Member of Manipur Legislative Assembly
- In office 2012–2022
- Preceded by: Salam Joy Singh
- Succeeded by: Khuraijam Loken Singh (2022)
- Constituency: Wangoi

Personal details
- Born: Oinam Lukhoi Singh Wangoi Yumnam Huidrom
- Party: Bharatiya Janata Party
- Other political affiliations: Indian National Congress All India Trinamool Congress
- Spouse: Dorina Thangniang
- Children: Alex Oinam, Albert Oinam and Luxmikanta Oinam

= Oinam Lukhoi Singh =

Indian politician

Oinam Lukhoi Singh is an Indian politician from Manipur and member of the Bharatiya Janata Party.

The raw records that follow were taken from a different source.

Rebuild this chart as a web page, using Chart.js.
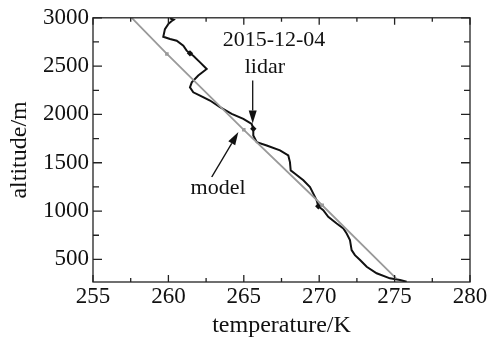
<!DOCTYPE html>
<html><head><meta charset="utf-8">
<script src="https://cdn.jsdelivr.net/npm/chart.js@4/dist/chart.umd.min.js"></script>
<style>html,body{margin:0;padding:0;background:#fff}#wrap{width:493px;height:338px}</style>
</head><body><div id="wrap"><canvas id="c" width="493" height="338"></canvas></div>
<script>
const lidarTemp = [260.1,260.35,260.2,259.99,259.77,259.66,260.11,260.55,260.99,261.21,261.43,261.65,262.10,262.54,261.98,261.55,261.43,261.65,262.10,262.76,263.42,264.20,264.97,265.52,265.63,265.63,265.86,266.52,267.40,267.95,268.06,268.11,268.40,268.95,269.39,269.61,269.83,269.94,270.27,270.60,271.16,271.60,271.82,272.04,272.15,272.37,272.71,273.15,273.81,274.69,275.36,275.80];
const lidarAlt  = [2995,2980,2965,2935,2883,2804,2780,2763,2711,2660,2632,2608,2539,2471,2402,2332,2281,2229,2195,2144,2075,2006,1955,1903,1852,1783,1713,1679,1628,1576,1507,1421,1387,1318,1249,1181,1112,1050,1009,940,871,820,768,699,596,544,493,424,356,304,286,269];
const lidarMarkAlt = [2632,1852,1050];
const modelTemp = [257.57,259.9,265.0,270.2,275.1];
const modelAlt  = [3000,2626,1841,1060,304];
const xTicks = [255,260,265,270,275,280];
const yTicks = [500,1000,1500,2000,2500,3000];
const xLabel = 'temperature/K';
const yLabel = 'altitude/m';
const notes = [
  {text:'2015-12-04', t:267.0, a:2763},
  {text:'lidar', t:266.4, a:2484},
  {text:'model', t:263.29, a:1236}
];
const arrows = [
  {t0:265.59,a0:2350,t1:265.59,a1:1906},
  {t0:262.87,a0:1352,t1:264.64,a1:1817}
];

const FONT = 'Liberation Serif';
const lidarPts = lidarTemp.map((t,i)=>({x:t,y:lidarAlt[i]}));
const modelPts = modelTemp.map((t,i)=>({x:t,y:modelAlt[i]}));

const framePlugin = {
  id:'frame',
  afterDatasetsDraw(chart){
    const {ctx, chartArea:ca, scales:{x,y}} = chart;
    ctx.save();
    ctx.strokeStyle='#222'; ctx.lineWidth=1.3;
    ctx.strokeRect(ca.left, ca.top, ca.right-ca.left, ca.bottom-ca.top);
    ctx.beginPath();
    for(let v=255; v<=280; v+=2.5){
      const px=x.getPixelForValue(v); const L=(Math.abs(v%5)<1e-6)?7:4;
      ctx.moveTo(px,ca.bottom); ctx.lineTo(px,ca.bottom-L);
      ctx.moveTo(px,ca.top); ctx.lineTo(px,ca.top+L);
    }
    for(let v=500; v<=3000; v+=250){
      const py=y.getPixelForValue(v); const L=(v%500===0)?9:6;
      ctx.moveTo(ca.left,py); ctx.lineTo(ca.left+L,py);
      ctx.moveTo(ca.right,py); ctx.lineTo(ca.right-L,py);
    }
    ctx.stroke();
    ctx.fillStyle='#111'; ctx.strokeStyle='#111'; ctx.lineWidth=1.3;
    arrows.forEach(ar=>{
      const x0=x.getPixelForValue(ar.t0), y0=y.getPixelForValue(ar.a0);
      const x1=x.getPixelForValue(ar.t1), y1=y.getPixelForValue(ar.a1);
      const ang=Math.atan2(y1-y0,x1-x0), hl=13, hw=4;
      const bx=x1-hl*Math.cos(ang), by=y1-hl*Math.sin(ang);
      ctx.beginPath(); ctx.moveTo(x0,y0); ctx.lineTo(bx,by); ctx.stroke();
      ctx.beginPath(); ctx.moveTo(x1,y1);
      ctx.lineTo(bx+hw*Math.sin(ang), by-hw*Math.cos(ang));
      ctx.lineTo(bx-hw*Math.sin(ang), by+hw*Math.cos(ang));
      ctx.closePath(); ctx.fill();
    });
    ctx.font='22px "'+FONT+'"'; ctx.textAlign='center'; ctx.textBaseline='middle';
    notes.forEach(n=>{
      ctx.fillStyle='#fff';
      const w=ctx.measureText(n.text).width;
      const px=x.getPixelForValue(n.t), py=y.getPixelForValue(n.a);
      ctx.fillRect(px-w/2-1, py-11, w+2, 22);
      ctx.fillStyle='#111'; ctx.fillText(n.text, px, py);
    });
    ctx.restore();
  }
};

new Chart(document.getElementById('c'), {
  type:'line',
  data:{datasets:[
    {label:'model', data:modelPts, borderColor:'#9a9a9a', borderWidth:1.8, backgroundColor:'#9a9a9a',
     pointStyle:'rect', pointRadius:modelPts.map((p,i)=>(i>0&&i<modelPts.length-1)?2.5:0), pointBorderWidth:0, tension:0},
    {label:'lidar', data:lidarPts, borderColor:'#111', borderWidth:2, backgroundColor:'#111',
     pointStyle:'rectRot', pointRadius:lidarPts.map(p=>lidarMarkAlt.includes(p.y)?3.2:0), pointBorderWidth:0, tension:0}
  ]},
  options:{
    responsive:false, animation:false, devicePixelRatio:1,
    layout:{padding:{left:0,right:23,top:17,bottom:0}},
    plugins:{legend:{display:false}, tooltip:{enabled:false}},
    scales:{
      x:{type:'linear', min:255, max:280,
        afterBuildTicks(s){ s.ticks = xTicks.map(v=>({value:v})); },
        afterFit(s){ s.height = 56; },
        grid:{display:false, drawTicks:false}, border:{display:false},
        ticks:{color:'#111', padding:1, font:{family:FONT, size:23}, maxRotation:0, autoSkip:false,
          callback:(v)=>String(v)},
        title:{display:true, text:xLabel, color:'#111', font:{family:FONT, size:24}, padding:{top:0,bottom:-2}}
      },
      y:{type:'linear', min:266, max:3000,
        afterBuildTicks(s){ s.ticks = yTicks.map(v=>({value:v})); },
        afterFit(s){ s.width = 93; },
        grid:{display:false, drawTicks:false}, border:{display:false},
        ticks:{color:'#111', padding:4, font:{family:FONT, size:23}, autoSkip:false,
          callback:(v)=>String(v)},
        title:{display:true, text:yLabel, color:'#111', font:{family:FONT, size:24}, padding:{top:5,bottom:0}}
      }
    }
  },
  plugins:[framePlugin]
});
</script></body></html>
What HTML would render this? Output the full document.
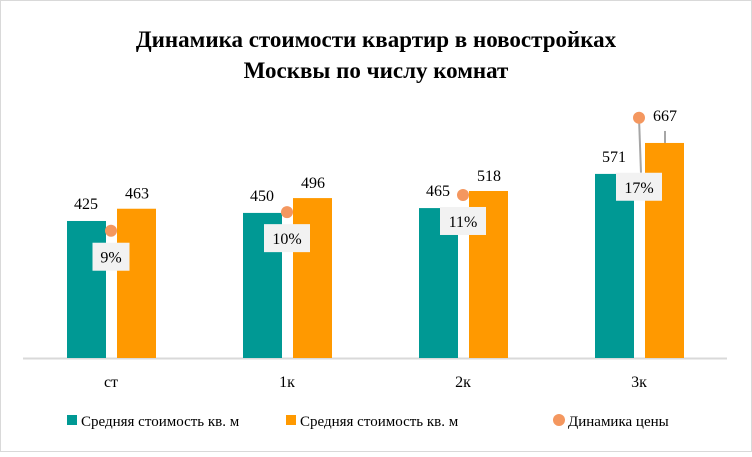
<!DOCTYPE html>
<html><head><meta charset="utf-8"><style>
body{margin:0;background:#fff}
svg text{font-family:"Liberation Serif",serif}
</style></head><body>
<svg width="752" height="452" xmlns="http://www.w3.org/2000/svg">
<rect x="0.5" y="0.5" width="751" height="451" fill="#fff" stroke="#d9d9d9"/>
<text x="376" y="47" text-anchor="middle" font-size="23" font-weight="bold">Динамика  стоимости  квартир  в новостройках</text>
<text x="376" y="78" text-anchor="middle" font-size="23" font-weight="bold">Москвы по числу комнат</text>
<line x1="23" y1="358.5" x2="727" y2="358.5" stroke="#d9d9d9" stroke-width="2"/>
<g id="plot"></g>
<g>
<rect x="67" y="415" width="10" height="10" fill="#009994"/>
<text x="81" y="426" font-size="15">Средняя стоимость кв. м</text>
<rect x="286" y="415" width="10" height="10" fill="#ff9900"/>
<text x="300" y="426" font-size="15">Средняя стоимость кв. м</text>
<circle cx="559" cy="420" r="6" fill="#f4975f"/>
<text x="568" y="426" font-size="15">Динамика цены</text>
</g>
</svg>
<script>
const categories=["ст","1к","2к","3к"];
const seriesA=[425,450,465,571];
const seriesB=[463,496,518,667];
const growth=[8.9,10.2,11.4,16.8];
const growthLabels=["9%","10%","11%","17%"];
const NS="http://www.w3.org/2000/svg";
const g=document.getElementById('plot');
const x0=23,band=176,base=358;
const yv=v=>base-v*0.3224;
const yp=p=>base-p*14.3;
const cx=i=>x0+band*(i+0.5);
function mk(t,a){const e=document.createElementNS(NS,t);for(const k in a)e.setAttribute(k,a[k]);g.appendChild(e);return e;}
categories.forEach((c,i)=>{
 const xc=cx(i);
 let r=mk('rect',{x:xc-44,y:yv(seriesA[i]),width:39,height:base-yv(seriesA[i]),fill:'#009994'});
 
 
 r=mk('rect',{x:xc+6,y:yv(seriesB[i]),width:39,height:base-yv(seriesB[i]),fill:'#ff9900'});
 
 
 let t=mk('text',{x:xc-25,y:yv(seriesA[i])-12,'text-anchor':'middle','font-size':'16'});t.textContent=seriesA[i];
 
 
 const last=i===categories.length-1;
 const bt=yv(seriesB[i]);
 if(last){const l=mk('line',{x1:xc+26,y1:bt,x2:xc+26,y2:bt-12,stroke:'#a6a6a6','stroke-width':2});
  
  }
 t=mk('text',{x:xc+26,y:last?bt-22:bt-10,'text-anchor':'middle','font-size':'16'});t.textContent=seriesB[i];
 
 
 const dy=yp(growth[i]);
 const ly=last?dy+55:dy+12;
 if(last){const l=mk('line',{x1:xc,y1:dy,x2:xc+2,y2:ly,stroke:'#a6a6a6','stroke-width':2});
  
  }
 const w=growthLabels[i].length>2?46:37;
 r=mk('rect',{x:xc-w/2,y:ly,width:w,height:28,fill:'#f2f2f2'});
 
 
 t=mk('text',{x:xc,y:ly+20,'text-anchor':'middle','font-size':'16'});t.textContent=growthLabels[i];
 
 
 const d=mk('circle',{cx:xc,cy:dy,r:6,fill:'#f4975f'});
 
 
 t=mk('text',{x:xc,y:387,'text-anchor':'middle','font-size':'16'});t.textContent=c;
 
 
});
</script>
</body></html>
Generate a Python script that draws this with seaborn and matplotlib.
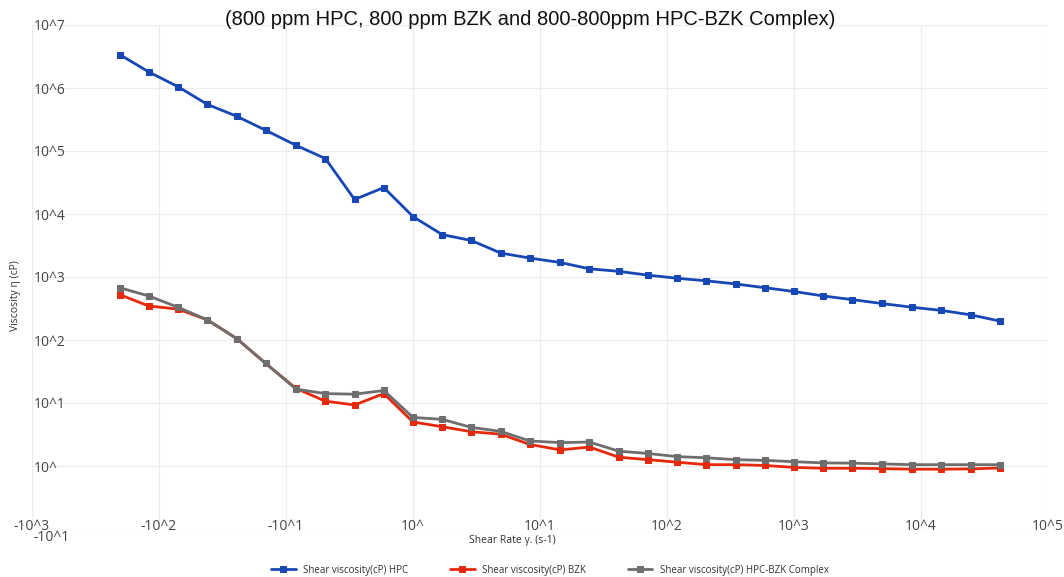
import numpy as np
import pandas as pd
import matplotlib
matplotlib.use('Agg')
import matplotlib.pyplot as plt
import matplotlib.transforms as mtransforms
import seaborn as sns

# shear rate (s-1)
shear_rate = [0.0049, 0.0083, 0.0141, 0.024, 0.041, 0.069, 0.12, 0.204, 0.347, 0.589,
              1.0, 1.70, 2.88, 4.9, 8.3, 14.4, 24.5, 41.7, 70.8, 120,
              204, 347, 589, 1000, 1700, 2884, 4898, 8511, 14454, 24547, 41687]

# viscosity (cP)
visc_hpc = [3.4e6, 1.8e6, 1.05e6, 5.5e5, 3.55e5, 2.14e5, 1.23e5, 7.6e4, 1.7e4, 2.63e4,
            9.1e3, 4.7e3, 3.8e3, 2.4e3, 2.0e3, 1.7e3, 1.35e3, 1.23e3, 1.07e3, 955,
            870, 776, 676, 589, 500, 437, 380, 331, 295, 251, 200]
visc_bzk = [525, 347, 309, 209, 105, 42.7, 17.0, 10.7, 9.3, 14.1,
            5.0, 4.2, 3.5, 3.2, 2.2, 1.8, 2.0, 1.38, 1.26, 1.15,
            1.05, 1.05, 1.02, 0.95, 0.92, 0.92, 0.91, 0.89, 0.89, 0.90, 0.93]
visc_complex = [676, 500, 331, 209, 105, 42.7, 16.6, 14.1, 13.8, 15.8,
                5.9, 5.5, 4.1, 3.55, 2.5, 2.35, 2.4, 1.72, 1.58, 1.41,
                1.35, 1.26, 1.23, 1.17, 1.12, 1.11, 1.08, 1.05, 1.05, 1.05, 1.05]

series_names = ['Shear viscosity(cP) HPC', 'Shear viscosity(cP) BZK',
                'Shear viscosity(cP) HPC-BZK Complex']
series_colors = ['#1747b5', '#e6280c', '#6e6e6e']

x_tick_vals = [1e-3, 1e-2, 1e-1, 1e0, 1e1, 1e2, 1e3, 1e4, 1e5]
x_tick_labels = ['-10^3', '-10^2', '-10^1', '10^', '10^1', '10^2', '10^3', '10^4', '10^5']
y_tick_vals = [1e-1, 1e0, 1e1, 1e2, 1e3, 1e4, 1e5, 1e6, 1e7]
y_tick_labels = ['-10^1', '10^', '10^1', '10^2', '10^3', '10^4', '10^5', '10^6', '10^7']

sns.set_style('whitegrid')
plt.rcParams['font.family'] = ['Open Sans', 'DejaVu Sans']

fig = plt.figure(figsize=(10.64, 5.77), dpi=100)
ax = fig.add_axes([32 / 1064, 1 - 529 / 577, 1016 / 1064, 504 / 577])
ax.set_xscale('log')
ax.set_yscale('log')

for name, vals, col in zip(series_names, [visc_hpc, visc_bzk, visc_complex], series_colors):
    df = pd.DataFrame({'rate': shear_rate, 'visc': vals})
    sns.lineplot(data=df, x='rate', y='visc', ax=ax, color=col, marker='s',
                 markersize=5, markeredgecolor=col, linewidth=2.0, label=name)

ax.set_xlim(1e-3, 1e5)
ax.set_ylim(1e-1, 1e7)
ax.minorticks_off()
ax.set_xticks(x_tick_vals)
ax.set_xticklabels(x_tick_labels)
ax.set_yticks(y_tick_vals)
ax.set_yticklabels(y_tick_labels)
ax.tick_params(axis='x', length=0, pad=-7, labelsize=10, labelcolor='#444444')
ax.tick_params(axis='y', length=0, pad=-1, labelsize=10, labelcolor='#444444')
for lbl in ax.get_yticklabels():
    lbl.set_horizontalalignment('left')
# bottom y label sits a little lower, under the first x label
ax.get_yticklabels()[0].set_transform(
    ax.get_yticklabels()[0].get_transform()
    + mtransforms.ScaledTranslation(0, -5 / 72, fig.dpi_scale_trans))

ax.grid(True, color='#ececec', linewidth=0.8)
for s in ax.spines.values():
    s.set_visible(False)

ax.set_xlabel('Shear Rate γ. (s-1)', fontsize=7.5, color='#333333')
ax.xaxis.set_label_coords(0.473, -0.012)
ax.set_ylabel('Viscosity η (cP)', fontsize=7.5, color='#333333')
ax.yaxis.set_label_coords(-0.011, 0.464)

fig.text(0.498, 0.966, '(800 ppm HPC, 800 ppm BZK and 800-800ppm HPC-BZK Complex)',
         ha='center', va='center', fontsize=14.5, family='Liberation Sans', color='#111111')

leg = ax.legend(loc='center', bbox_to_anchor=(0.51, -0.082), ncol=3, frameon=False,
                fontsize=7, handlelength=2.5, columnspacing=4.3)
for t in leg.get_texts():
    t.set_color('#333333')

fig.savefig('out.png', dpi=100)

He was elected as a member of the Manipur Legislative Assembly from Wangoi constituency in Imphal West District on an Indian National Congress ticket in the 2012 & 2017 Manipur Legislative Assembly election.

During the 2020 Manipur vote of confidence, he was one of the eight MLAs who had skipped the assembly proceedings, defying the party whip for the trust vote. He resigned from Indian National Congress and later joined Bharatiya Janata Party in presence of Ram Madhav, Baijayant Panda and Chief Minister of Manipur N. Biren Singh.

After winning by-election in 2020, he promised to insert all youths of his constituency in every state government's recruitment. Many critics including Khaidem Mani, the chairman of Manipur Human Rights Commission, criticised him for his statement talking about open corruption in the state.